_EXERCISE BRIEF_:
Take each line that has the word "Give" and return it.

--- Start EXCERPTED DATA ---

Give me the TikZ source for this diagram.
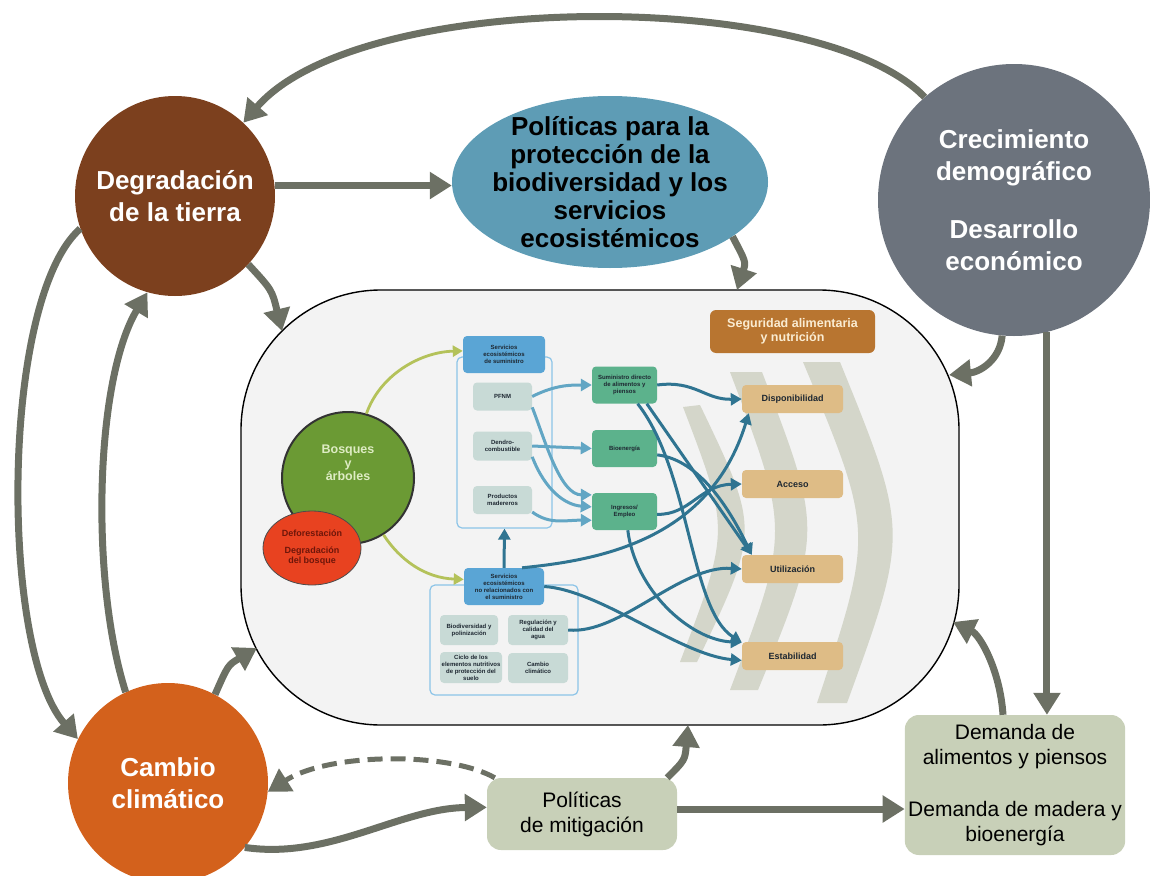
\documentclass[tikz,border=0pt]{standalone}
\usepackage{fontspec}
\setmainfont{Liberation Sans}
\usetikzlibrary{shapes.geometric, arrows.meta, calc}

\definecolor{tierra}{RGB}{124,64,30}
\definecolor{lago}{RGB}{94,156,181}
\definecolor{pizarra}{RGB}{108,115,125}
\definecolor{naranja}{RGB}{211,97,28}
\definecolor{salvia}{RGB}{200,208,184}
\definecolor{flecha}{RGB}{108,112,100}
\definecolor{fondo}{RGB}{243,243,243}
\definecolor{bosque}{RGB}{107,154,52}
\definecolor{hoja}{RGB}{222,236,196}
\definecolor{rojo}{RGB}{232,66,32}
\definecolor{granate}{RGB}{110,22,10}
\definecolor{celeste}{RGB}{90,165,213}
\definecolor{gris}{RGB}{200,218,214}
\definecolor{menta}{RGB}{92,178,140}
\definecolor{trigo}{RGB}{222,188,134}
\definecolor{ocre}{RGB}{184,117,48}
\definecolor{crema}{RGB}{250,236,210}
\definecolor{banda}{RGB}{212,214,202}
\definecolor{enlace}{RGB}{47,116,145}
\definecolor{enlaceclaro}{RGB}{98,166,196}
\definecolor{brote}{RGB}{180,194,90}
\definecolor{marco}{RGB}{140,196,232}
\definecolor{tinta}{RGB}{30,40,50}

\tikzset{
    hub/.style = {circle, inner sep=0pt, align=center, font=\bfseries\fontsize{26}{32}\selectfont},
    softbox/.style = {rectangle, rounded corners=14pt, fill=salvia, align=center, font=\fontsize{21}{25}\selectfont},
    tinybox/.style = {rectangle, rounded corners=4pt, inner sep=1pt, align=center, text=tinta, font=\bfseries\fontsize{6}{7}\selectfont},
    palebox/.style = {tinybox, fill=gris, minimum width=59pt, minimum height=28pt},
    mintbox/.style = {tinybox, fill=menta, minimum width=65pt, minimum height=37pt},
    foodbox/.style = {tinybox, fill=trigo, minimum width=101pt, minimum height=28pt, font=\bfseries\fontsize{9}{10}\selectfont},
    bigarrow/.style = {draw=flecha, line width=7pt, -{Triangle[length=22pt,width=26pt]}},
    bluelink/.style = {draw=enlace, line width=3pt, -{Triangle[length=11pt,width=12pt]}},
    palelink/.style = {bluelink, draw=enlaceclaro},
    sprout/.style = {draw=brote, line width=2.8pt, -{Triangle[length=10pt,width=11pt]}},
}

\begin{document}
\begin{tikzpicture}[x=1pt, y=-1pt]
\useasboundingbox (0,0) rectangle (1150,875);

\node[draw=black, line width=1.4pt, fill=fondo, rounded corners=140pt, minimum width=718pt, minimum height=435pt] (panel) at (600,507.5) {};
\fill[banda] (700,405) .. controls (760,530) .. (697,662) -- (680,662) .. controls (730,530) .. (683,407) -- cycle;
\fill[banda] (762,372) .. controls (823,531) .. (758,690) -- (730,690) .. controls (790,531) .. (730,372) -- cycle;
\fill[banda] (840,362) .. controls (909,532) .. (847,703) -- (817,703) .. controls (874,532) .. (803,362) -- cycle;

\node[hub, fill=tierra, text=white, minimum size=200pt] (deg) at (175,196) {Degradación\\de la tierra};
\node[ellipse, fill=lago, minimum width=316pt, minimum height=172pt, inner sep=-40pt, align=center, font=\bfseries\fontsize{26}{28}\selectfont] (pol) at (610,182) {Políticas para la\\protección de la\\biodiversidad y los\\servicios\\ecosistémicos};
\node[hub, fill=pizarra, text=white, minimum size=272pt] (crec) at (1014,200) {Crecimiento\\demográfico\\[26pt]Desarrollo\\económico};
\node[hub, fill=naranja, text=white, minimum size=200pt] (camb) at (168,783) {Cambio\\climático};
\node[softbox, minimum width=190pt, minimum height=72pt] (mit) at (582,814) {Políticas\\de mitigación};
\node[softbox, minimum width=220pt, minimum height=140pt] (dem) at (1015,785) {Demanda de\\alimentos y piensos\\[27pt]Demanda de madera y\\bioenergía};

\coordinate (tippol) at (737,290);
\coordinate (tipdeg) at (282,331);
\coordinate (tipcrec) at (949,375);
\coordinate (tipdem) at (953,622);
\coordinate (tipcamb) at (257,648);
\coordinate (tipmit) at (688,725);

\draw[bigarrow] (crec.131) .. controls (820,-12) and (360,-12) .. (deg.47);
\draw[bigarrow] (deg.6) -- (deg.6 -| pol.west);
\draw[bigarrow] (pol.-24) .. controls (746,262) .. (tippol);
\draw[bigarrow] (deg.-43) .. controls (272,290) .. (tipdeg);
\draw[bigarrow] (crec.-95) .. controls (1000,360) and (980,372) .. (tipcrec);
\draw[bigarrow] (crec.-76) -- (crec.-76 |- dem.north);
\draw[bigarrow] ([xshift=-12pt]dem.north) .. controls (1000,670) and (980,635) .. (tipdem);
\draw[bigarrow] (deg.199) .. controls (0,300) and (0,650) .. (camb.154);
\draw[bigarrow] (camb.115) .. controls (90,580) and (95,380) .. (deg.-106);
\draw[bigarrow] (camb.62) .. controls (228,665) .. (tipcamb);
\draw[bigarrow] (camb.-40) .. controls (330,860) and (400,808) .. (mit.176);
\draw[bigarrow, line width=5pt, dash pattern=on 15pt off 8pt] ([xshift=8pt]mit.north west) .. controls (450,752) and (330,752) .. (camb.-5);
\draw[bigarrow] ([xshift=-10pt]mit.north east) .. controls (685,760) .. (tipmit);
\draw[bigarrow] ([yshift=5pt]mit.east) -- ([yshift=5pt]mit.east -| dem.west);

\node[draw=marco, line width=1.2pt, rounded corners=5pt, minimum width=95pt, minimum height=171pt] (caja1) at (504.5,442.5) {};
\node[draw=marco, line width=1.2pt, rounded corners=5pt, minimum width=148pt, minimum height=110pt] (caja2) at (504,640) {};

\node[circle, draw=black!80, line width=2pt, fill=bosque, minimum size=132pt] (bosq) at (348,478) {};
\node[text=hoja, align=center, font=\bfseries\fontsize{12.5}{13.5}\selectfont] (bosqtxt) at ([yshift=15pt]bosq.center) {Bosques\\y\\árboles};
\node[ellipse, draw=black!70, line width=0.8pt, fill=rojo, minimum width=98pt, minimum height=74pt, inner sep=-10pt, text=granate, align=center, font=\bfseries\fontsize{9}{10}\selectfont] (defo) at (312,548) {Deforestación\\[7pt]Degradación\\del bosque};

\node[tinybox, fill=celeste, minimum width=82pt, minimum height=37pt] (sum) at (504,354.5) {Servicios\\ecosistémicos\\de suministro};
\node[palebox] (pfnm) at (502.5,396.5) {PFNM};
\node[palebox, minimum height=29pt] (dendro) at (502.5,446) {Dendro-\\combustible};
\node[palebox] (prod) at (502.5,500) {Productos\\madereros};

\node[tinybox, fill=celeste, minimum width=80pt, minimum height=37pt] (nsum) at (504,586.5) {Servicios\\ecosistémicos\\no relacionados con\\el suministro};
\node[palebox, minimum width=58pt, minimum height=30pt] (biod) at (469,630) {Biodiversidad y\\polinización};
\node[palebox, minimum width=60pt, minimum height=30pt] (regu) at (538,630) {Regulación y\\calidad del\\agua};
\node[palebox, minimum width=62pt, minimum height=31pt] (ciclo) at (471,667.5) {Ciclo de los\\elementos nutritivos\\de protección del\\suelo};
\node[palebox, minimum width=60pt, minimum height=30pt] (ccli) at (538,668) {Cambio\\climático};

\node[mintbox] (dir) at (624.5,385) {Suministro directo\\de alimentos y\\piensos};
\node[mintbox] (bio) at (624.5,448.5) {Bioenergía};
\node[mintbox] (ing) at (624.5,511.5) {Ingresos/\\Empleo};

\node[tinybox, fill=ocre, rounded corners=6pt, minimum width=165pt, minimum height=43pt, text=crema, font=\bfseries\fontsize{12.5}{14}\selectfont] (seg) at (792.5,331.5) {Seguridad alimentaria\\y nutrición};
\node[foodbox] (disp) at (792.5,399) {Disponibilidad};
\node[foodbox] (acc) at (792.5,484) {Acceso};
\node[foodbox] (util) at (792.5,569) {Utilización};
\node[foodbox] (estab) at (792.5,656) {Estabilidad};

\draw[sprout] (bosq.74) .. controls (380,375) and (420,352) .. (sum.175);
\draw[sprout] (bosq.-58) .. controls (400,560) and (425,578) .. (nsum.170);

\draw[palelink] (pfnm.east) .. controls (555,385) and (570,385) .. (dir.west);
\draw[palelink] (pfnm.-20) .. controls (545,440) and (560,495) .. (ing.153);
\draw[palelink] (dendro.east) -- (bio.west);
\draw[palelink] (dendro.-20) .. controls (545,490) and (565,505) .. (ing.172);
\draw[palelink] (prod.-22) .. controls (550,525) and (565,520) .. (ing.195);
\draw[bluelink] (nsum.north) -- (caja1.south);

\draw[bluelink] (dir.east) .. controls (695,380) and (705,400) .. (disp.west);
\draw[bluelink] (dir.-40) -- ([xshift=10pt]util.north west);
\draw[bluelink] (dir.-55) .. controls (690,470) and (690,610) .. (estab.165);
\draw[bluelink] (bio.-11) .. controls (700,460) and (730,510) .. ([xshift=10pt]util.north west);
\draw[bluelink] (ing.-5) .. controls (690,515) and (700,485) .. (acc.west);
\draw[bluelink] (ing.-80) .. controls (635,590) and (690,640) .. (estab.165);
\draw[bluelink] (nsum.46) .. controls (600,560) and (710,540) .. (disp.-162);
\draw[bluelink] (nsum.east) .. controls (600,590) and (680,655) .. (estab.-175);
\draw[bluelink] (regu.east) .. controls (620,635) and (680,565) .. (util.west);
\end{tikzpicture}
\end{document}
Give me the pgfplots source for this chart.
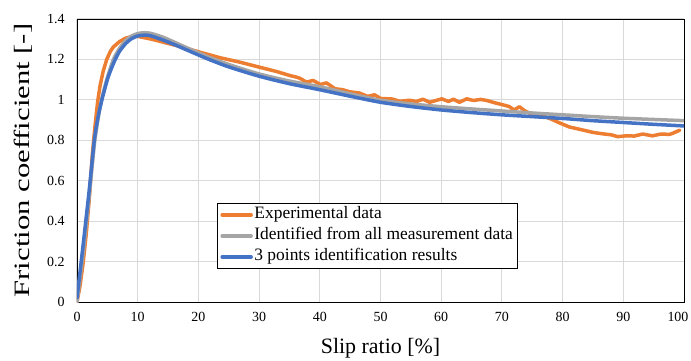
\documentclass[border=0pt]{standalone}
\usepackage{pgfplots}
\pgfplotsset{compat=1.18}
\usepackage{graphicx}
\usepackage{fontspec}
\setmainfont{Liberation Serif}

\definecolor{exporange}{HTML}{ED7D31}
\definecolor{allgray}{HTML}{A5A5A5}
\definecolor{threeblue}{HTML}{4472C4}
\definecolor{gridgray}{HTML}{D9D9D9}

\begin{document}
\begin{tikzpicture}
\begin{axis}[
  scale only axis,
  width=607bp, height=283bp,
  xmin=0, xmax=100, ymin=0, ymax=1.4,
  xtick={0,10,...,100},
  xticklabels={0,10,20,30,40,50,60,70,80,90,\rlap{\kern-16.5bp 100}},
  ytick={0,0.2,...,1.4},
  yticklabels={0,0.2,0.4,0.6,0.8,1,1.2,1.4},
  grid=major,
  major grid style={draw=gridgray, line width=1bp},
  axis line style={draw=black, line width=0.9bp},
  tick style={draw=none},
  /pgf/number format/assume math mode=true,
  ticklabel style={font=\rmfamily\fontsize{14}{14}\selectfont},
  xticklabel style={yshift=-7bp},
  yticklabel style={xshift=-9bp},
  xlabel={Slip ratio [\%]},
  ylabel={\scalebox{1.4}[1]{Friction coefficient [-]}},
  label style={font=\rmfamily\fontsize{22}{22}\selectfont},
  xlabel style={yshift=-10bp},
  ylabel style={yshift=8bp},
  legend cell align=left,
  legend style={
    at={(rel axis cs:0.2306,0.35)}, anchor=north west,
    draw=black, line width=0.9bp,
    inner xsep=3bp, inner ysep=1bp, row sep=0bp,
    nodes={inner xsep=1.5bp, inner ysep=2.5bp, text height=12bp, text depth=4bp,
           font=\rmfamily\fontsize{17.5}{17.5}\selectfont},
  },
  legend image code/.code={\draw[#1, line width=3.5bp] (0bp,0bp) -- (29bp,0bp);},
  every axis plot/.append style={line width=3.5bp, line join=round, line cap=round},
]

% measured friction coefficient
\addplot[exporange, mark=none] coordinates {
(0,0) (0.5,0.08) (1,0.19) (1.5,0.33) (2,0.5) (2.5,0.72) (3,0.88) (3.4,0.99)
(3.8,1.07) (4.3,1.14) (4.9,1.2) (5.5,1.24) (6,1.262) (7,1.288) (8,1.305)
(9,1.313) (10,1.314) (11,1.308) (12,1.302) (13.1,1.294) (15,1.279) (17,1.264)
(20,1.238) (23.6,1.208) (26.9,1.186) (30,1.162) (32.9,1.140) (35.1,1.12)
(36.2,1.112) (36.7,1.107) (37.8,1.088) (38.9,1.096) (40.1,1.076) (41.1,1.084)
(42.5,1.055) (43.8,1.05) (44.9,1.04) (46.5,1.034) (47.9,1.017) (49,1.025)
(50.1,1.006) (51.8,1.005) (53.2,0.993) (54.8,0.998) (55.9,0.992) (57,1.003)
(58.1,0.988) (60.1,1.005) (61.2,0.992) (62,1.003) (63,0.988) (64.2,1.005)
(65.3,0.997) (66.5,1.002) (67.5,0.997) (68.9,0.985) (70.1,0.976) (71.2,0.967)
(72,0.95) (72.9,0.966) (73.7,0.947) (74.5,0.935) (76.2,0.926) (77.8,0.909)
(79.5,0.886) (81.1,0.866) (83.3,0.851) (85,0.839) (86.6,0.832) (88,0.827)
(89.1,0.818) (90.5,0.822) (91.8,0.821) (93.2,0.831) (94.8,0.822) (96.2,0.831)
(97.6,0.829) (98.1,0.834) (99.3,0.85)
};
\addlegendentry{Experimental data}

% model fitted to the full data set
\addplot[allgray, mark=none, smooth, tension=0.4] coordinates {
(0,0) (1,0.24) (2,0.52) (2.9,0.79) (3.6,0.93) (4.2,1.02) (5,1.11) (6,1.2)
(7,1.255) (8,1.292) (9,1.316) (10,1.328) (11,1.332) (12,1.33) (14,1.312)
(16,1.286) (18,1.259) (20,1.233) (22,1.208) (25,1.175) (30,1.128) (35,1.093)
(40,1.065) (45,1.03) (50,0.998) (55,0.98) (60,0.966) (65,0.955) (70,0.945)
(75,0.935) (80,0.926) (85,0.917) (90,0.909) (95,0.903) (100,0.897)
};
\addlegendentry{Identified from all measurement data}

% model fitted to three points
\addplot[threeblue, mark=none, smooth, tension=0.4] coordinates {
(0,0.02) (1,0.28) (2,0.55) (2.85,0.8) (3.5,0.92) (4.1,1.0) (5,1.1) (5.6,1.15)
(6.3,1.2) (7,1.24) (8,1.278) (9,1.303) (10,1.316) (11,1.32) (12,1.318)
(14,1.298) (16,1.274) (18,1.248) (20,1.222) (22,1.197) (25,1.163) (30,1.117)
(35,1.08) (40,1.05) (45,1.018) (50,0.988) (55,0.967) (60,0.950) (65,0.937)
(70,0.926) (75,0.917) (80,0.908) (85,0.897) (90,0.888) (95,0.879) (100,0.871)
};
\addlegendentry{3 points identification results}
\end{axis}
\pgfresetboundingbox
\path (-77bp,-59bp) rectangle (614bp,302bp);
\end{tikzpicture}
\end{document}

--- End EXCERPTED DATA ---

_FULL OUTPUT_:
Give me the TikZ source for this diagram.
Give me the pgfplots source for this chart.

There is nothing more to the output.